Nos nomes, a história do comunismo Batizados como Glauco, Karl Marx, Lenin e Luís Carlos, irmãos foram perseguidos durante o regime militar

Marcionila Teixeira
marcionilateixeira.pe@dabr.com.br

Publicação: 30/03/2014 03:00

Lenin, Karl Marx e Olga aprenderam desde cedo o significado do comunismo (ALCIONE FERREIRA/DP/D.A PRESS)
Lenin, Karl Marx e Olga aprenderam desde cedo o significado do comunismo
Alfredo José Gonçalves nasceu pobre, em um longínquo ano de 1917, em Limoeiro, Agreste pernambucano. Até o dia de sua morte, alimentou de tal forma seu sonho por igualdade social que o transformou em algo tangível. Junto com Maria Izídia, com quem viveu até os últimos dias de vida, trouxe ao mundo seis filhos. Chamou-os de Glauco, Karl Marx, Lenin, Olga, Luís Carlos e Alfredo. A cada um, ensinou o significado da palavra comunismo e todas as suas implicações.

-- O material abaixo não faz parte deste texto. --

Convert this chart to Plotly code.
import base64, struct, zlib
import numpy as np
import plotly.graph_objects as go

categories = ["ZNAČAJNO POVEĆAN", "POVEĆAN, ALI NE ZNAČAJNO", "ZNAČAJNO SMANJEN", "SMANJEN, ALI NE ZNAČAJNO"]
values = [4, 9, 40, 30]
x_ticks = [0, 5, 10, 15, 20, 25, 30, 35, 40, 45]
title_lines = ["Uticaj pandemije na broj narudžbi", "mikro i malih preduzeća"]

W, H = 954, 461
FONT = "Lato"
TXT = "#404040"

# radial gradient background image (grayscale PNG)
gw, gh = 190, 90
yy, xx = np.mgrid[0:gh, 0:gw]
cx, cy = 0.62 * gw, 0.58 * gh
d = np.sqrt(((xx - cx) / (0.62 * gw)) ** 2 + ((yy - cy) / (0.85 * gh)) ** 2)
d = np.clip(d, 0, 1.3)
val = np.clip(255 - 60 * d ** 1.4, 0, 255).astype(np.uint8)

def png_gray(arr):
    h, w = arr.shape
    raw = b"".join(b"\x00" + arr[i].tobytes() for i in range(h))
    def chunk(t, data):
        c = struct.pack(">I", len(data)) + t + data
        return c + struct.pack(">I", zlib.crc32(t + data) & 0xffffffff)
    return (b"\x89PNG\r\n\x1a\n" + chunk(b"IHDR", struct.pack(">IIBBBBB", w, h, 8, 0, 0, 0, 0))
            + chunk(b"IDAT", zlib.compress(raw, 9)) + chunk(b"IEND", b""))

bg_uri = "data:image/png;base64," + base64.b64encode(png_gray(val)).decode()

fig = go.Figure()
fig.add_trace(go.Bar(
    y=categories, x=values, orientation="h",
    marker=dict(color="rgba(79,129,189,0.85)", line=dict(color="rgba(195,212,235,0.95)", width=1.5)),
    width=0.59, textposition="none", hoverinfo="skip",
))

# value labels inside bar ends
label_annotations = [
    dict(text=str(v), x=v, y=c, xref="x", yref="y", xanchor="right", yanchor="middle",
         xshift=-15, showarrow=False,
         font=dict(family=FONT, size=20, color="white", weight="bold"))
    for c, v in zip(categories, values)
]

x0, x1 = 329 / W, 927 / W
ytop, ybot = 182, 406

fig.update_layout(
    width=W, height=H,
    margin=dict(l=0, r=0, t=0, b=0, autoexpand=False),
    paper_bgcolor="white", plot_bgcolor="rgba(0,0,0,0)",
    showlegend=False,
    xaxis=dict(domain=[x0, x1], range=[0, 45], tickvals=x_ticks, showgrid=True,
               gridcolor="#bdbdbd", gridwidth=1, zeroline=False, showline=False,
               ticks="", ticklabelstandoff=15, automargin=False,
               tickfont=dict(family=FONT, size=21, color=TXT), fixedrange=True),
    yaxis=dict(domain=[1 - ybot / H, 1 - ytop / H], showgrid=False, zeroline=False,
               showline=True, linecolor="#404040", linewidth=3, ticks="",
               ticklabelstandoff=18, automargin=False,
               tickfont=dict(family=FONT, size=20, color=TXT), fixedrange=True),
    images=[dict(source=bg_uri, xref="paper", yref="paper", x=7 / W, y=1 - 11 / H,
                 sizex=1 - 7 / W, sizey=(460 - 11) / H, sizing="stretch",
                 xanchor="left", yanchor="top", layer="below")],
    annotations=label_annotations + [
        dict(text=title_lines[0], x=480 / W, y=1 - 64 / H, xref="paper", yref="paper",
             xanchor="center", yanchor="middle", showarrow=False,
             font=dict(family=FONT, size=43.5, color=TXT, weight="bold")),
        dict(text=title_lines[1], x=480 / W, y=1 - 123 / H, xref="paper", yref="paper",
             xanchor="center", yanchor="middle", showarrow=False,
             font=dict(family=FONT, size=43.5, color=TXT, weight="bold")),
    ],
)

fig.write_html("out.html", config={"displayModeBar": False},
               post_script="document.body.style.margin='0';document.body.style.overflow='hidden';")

Assim começa a história dos irmãos Gonçalves, comunistas na origem, na certidão de nascimento e na vida. Personagens de uma narrativa de dores impressas a partir de um nome, de um modo de vida.

É quinta-feira, dia marcado para a entrevista com a família. O apartamento de Karl Marx, advogado, 67 anos, é simples e aconchegante. Karl ainda está fora. Assumiu a missão de ir à casa dos demais irmãos, em Candeias, Jaboatão dos Guararapes, para convencê-los a falar com o Diario sobre o passado comunista. Era a primeira vez que conversavam juntos sobre o pai, a prisão em janeiro de 1973 e o golpe militar de 1964. Em meia hora, o dono da casa chega acompanhado de Lenin, 64, técnico em mecânica industrial. Olga, advogada, 61, chega em seguida. Glauco, advogado, 68, e o irmão Luís Carlos, contador, 59, desistem. Não desejam remexer em feridas.

 (ALCIONE FERREIRA/DP/D.A PRESS)
Do pai, que dividia a mesa com mendigos e integrantes da Liga Camponesa, em Jaboatão, eles herdaram a vontade de mudar o mundo. Da mãe, pegaram boas doses de fé.  “A gente dividia o que não tinha e passava necessidade com os que estavam em pior situação. Quando nosso pai comprava um par de sapatos, obrigava cada um de nós a doar o usado para os mais pobres”, lembra Lenin.

Glauco, Lenin, Karl e Luiz Carlos, este último na época menor de idade, entraram para a Vanguarda Popular Revolucionária (VPR), organização de luta armada brasileira de extrema esquerda que se posicionou contra o regime militar. Foram perseguidos, presos. Tiveram seu aparelho, sediado em Jaboatão, colocado abaixo em janeiro de 1973, mesma época do Massacre da Chácara São Bento, em Paulista, onde seis colegas do Partido Comunista Brasileiro (PCB) foram mortos. “Meu pai costumava dizer: se um dia acontecer qualquer coisa, não digam que eu botei o nome em vocês. Digam que foi seu avô, que já está morto”, lembra Karl.

Dos cerca de 30 dias na prisão, onde hoje fica o Quartel do Exército, no Parque 13 de Maio, no Centro do Recife, eles carregam as histórias de tortura. “Levei choque elétrico, fui queimado com cigarro, levei telefone (golpe nos ouvidos), passei uma noite amarrado sob ameaça de ir para o pau de arara”, narra Lenin. Diante dos espancamentos, Karl conta que “se danava a inventar conversas”. “Tinha uma luz acessa o tempo inteiro na cela. Só sabia que era domingo quando o carcereiro ligava o rádio e escutava o jogo. Nunca tinha certeza se era noite ou dia”. Do lado de fora, Olga e a mãe viviam uma tortura psicológica. “Minha mãe entrou em depressão, fez jejum até os meninos aparecerem”, completa Olga.

A força para enfrentar os dias de tortura, tiraram de Alfredo, o pai. “Ele dizia que o futuro seria do comunismo porque todo mundo vai ser igual. Vai faltar água, mas alguém vai ter comida, então vai trocar água por comida. O escambo e a troca vão ser inevitáveis”, diz Karl.